Core: What the data says (and doesn’t say)
Let’s get technical. The 4% oil move is based on a single data point from a single article. No confirmation from major wire services. No official statement from the Pentagon. No Iranian reaction. In crypto, we call that “unconfirmed alpha.” It’s like seeing a huge buy wall on a DEX that disappears before you can swap. You don’t chase it.
But here’s what’s interesting: during the same hour, Bitcoin barely moved. Up 0.3%. Gold? Up 0.5%. The usual flight-to-safety play isn’t happening. That suggests either the market hasn’t absorbed the news, or it’s treating it as noise. Given that we’re in a bear market where every narrative is suspect, I lean toward noise.
From my experience auditing early-stage projects, I know that when a story breaks in a niche outlet first, it’s often a test balloon. Someone wants to see how the market reacts before going mainstream. Could be a hedge fund trying to front-run oil positions. Could be a state actor spreading disinformation.
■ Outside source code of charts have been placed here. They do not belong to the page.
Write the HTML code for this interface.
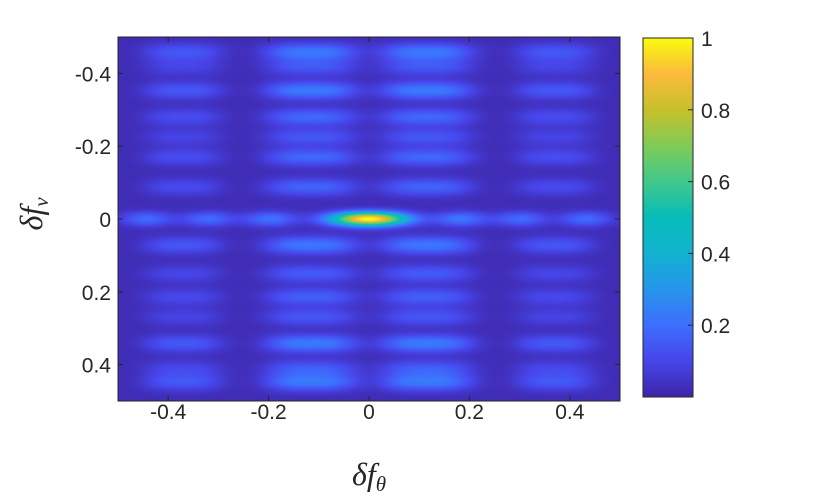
<!DOCTYPE html>
<html><head><meta charset="utf-8"><style>
body{margin:0;background:#fff;width:830px;height:502px;overflow:hidden;position:relative;font-family:"Liberation Sans",sans-serif;}
</style></head><body>
<canvas id="hm" width="502" height="364" style="position:absolute;left:118px;top:37px;"></canvas>
<canvas id="cb" width="50" height="359" style="position:absolute;left:643px;top:38px;"></canvas>
<svg id="ov" width="830" height="502" style="position:absolute;left:0;top:0"></svg>
<script>
const xTicks=[-0.4,-0.2,0,0.2,0.4];
const yTicks=[-0.4,-0.2,0,0.2,0.4];
const cTicks=[0.2,0.4,0.6,0.8,1];
const rowY=[-0.459,-0.418,-0.353,-0.280,-0.225,-0.170,-0.088,0.072,0.150,0.214,0.269,0.342,0.411,0.448];
const rowV=[0.20,0.12,0.21,0.16,0.12,0.16,0.15,0.20,0.13,0.14,0.12,0.21,0.13,0.20];
const colX=[-0.37,-0.115,0.115,0.37];
const colV=[0.6,1,1,0.6];
const midX=[-0.443,-0.320,-0.197,0.183,0.302,0.432];
const midV=[0.17,0.17,0.19,0.2,0.17,0.17];
const peakV=1;
const parula=[[62,38,168],[71,70,235],[62,111,255],[39,150,235],[18,179,208],[7,189,185],[66,200,140],[129,204,89],[200,193,43],[252,187,62],[249,251,14]];
function cmap(v){v=Math.max(0,Math.min(1,v));const p=v*10,i=Math.min(9,Math.floor(p)),f=p-i;const a=parula[i],b=parula[i+1];return [a[0]+(b[0]-a[0])*f,a[1]+(b[1]-a[1])*f,a[2]+(b[2]-a[2])*f];}
const X0=118,X1=620,Y0=37,Y1=401;
const sx=v=>X0+(v+0.5)*(X1-X0), sy=v=>Y0+(v+0.5)*(Y1-Y0);
function g(dx,dy,ax,ay){return Math.exp(-(dx*dx)/(2*ax*ax)-(dy*dy)/(2*ay*ay));}
function field(x,y){
  let v=0.02;
  for(let c=0;c<colX.length;c++){
    const w=c===0||c===3?0.062:0.072;
    const d=(x-colX[c])/w;
    const ex=Math.exp(-Math.pow(Math.abs(d),3)/2);
    for(let r=0;r<rowY.length;r++){
      const dy=y-rowY[r];
      v+=colV[c]*rowV[r]*ex*Math.exp(-dy*dy/(2*0.017*0.017));
    }
  }
  for(let i=0;i<midX.length;i++) v+=midV[i]*g(x-midX[i],y,0.036,0.014);
  v+=peakV*g(x,y,0.052,0.013);
  return v;
}
const hm=document.getElementById('hm'),ctx=hm.getContext('2d');
const img=ctx.createImageData(502,364);
for(let py=0;py<364;py++)for(let px=0;px<502;px++){
  const x=-0.5+(px+0.5)/502,y=-0.5+(py+0.5)/364;
  const c=cmap(field(x,y));const k=(py*502+px)*4;
  img.data[k]=c[0];img.data[k+1]=c[1];img.data[k+2]=c[2];img.data[k+3]=255;}
ctx.putImageData(img,0,0);
const cb=document.getElementById('cb'),cc=cb.getContext('2d');
for(let py=0;py<359;py++){const c=cmap(1-py/358);cc.fillStyle=`rgb(${c[0]|0},${c[1]|0},${c[2]|0})`;cc.fillRect(0,py,50,1);}
const ov=document.getElementById('ov'),NS='http://www.w3.org/2000/svg';
function el(t,a){const e=document.createElementNS(NS,t);for(const k in a)e.setAttribute(k,a[k]);ov.appendChild(e);return e;}
const frame=el('rect',{x:X0,y:Y0,width:X1-X0,height:Y1-Y0,fill:'none',stroke:'#262626','stroke-width':1});


const cbf=el('rect',{x:643,y:38,width:50,height:359,fill:'none',stroke:'#262626','stroke-width':1});


xTicks.forEach(v=>{const x=sx(v);
  el('line',{x1:x,x2:x,y1:Y1,y2:Y1-5,stroke:'#262626'});el('line',{x1:x,x2:x,y1:Y0,y2:Y0+5,stroke:'#262626'});
  const t=el('text',{x:x,y:Y1+18,'text-anchor':'middle','font-size':21,fill:'#262626','font-family':'Liberation Sans, sans-serif'});t.textContent=v===0?'0':String(v);
  
  });
yTicks.forEach(v=>{const y=sy(v);
  el('line',{x1:X0,x2:X0+5,y1:y,y2:y,stroke:'#262626'});el('line',{x1:X1,x2:X1-5,y1:y,y2:y,stroke:'#262626'});
  const t=el('text',{x:111,y:y+8,'text-anchor':'end','font-size':21,fill:'#262626','font-family':'Liberation Sans, sans-serif'});t.textContent=v===0?'0':String(v);
  
  });
cTicks.forEach(v=>{const y=38+(1-v)*359;
  if(v<1)el('line',{x1:693,x2:688,y1:y,y2:y,stroke:'#262626'});
  const t=el('text',{x:701,y:y+8,'font-size':21,fill:'#262626','font-family':'Liberation Sans, sans-serif'});t.textContent=String(v);
  
  });
const xl=el('text',{x:369,y:485,'text-anchor':'middle','font-size':32,'font-style':'italic',fill:'#262626','font-family':'Liberation Serif, serif'});
xl.innerHTML='δf<tspan font-size="21" dy="6">θ</tspan>';


const yl=el('text',{x:0,y:0,'text-anchor':'middle','font-size':32,'font-style':'italic',fill:'#262626','font-family':'Liberation Serif, serif',transform:'translate(42,214) rotate(-90)'});
yl.innerHTML='δf<tspan font-size="21" dy="6">v</tspan>';


</script>
</body></html>
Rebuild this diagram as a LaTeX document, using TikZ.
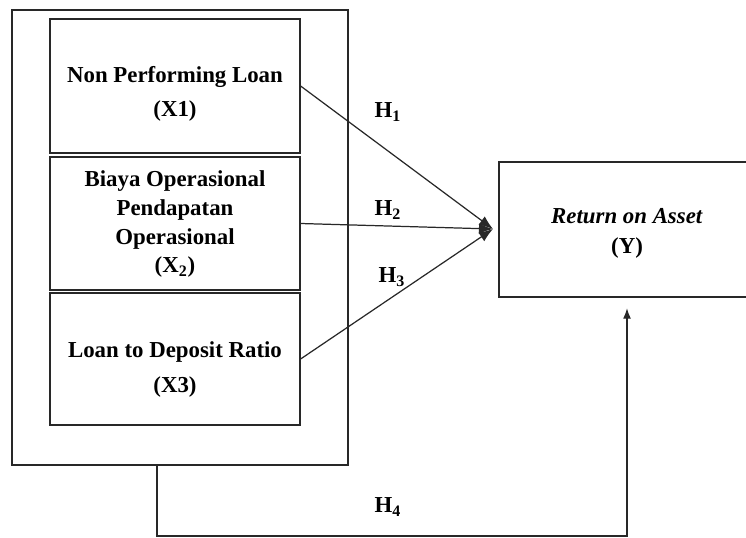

Could be a legit leak that only crypto journos caught. The alpha isn’t in the price—it’s in the timeline. Who saw it first? Who acted? The real money is in the speed of reaction, not the direction of the move.
Contrarian: The unreported angle
Everyone is focused on oil prices and war fears. They’re missing the real story: the regulatory crackdown on crypto that this strike will accelerate.
Iran has been a major user of stablecoins for international trade. USDT is king in Tehran. The US has been tightening sanctions, but decentralized rails make enforcement hard. Now, with a military strike, the US can frame its next regulatory push as a national security imperative. “Crypto is funding Iran’s aggression.” You’ll hear that in every congressional hearing next month.
MiCA already kills small projects with its CASP licensing costs. Add geopolitical tension, and the compliance burden becomes existential. Non-compliant stablecoins will be delisted from European exchanges. Iranian-linked wallets will be blacklisted. The very feature that makes crypto attractive—permissionless value transfer—becomes a liability in a world of “strategic autonomy.”
But here’s the contrarian twist: this could actually benefit Bitcoin. Not because it’s a safe haven (that narrative is overplayed), but because it’s the most resistant to censorship. If the US cracks down on stablecoin issuers, capital will flow into Bitcoin as the most neutral, decentralized store of value. That’s the play I’m watching. Not oil. Not gold. The migration of liquidity from compliant stablecoins to non-sovereign assets.
Takeaway: What to watch next
Three signals, and three only.
First: Does Reuters or AP confirm the strike within 24 hours? If not, this article is fake. Price will revert. Oil will drop back below $78. Crypto stays flat. Move on.
Second: Does Iran announce any retaliatory action? Cyberattacks on US energy infrastructure? Harassment of tankers in the Gulf? If yes, oil goes to $90 and Bitcoin pumps 5-10% on geopolitical fear. But don’t hold—it’s a dead cat bounce in a bear market.
Third: Watch the stablecoin narrative. If US regulators use this strike to justify new rules on Tether or Circle, that’s the real alpha. It means the bear market just got deeper for DeFi, but stronger for Bitcoin.
The alpha isn’t in the price action—it’s in the timeline. You saw it here first. Now decide: noise or signal?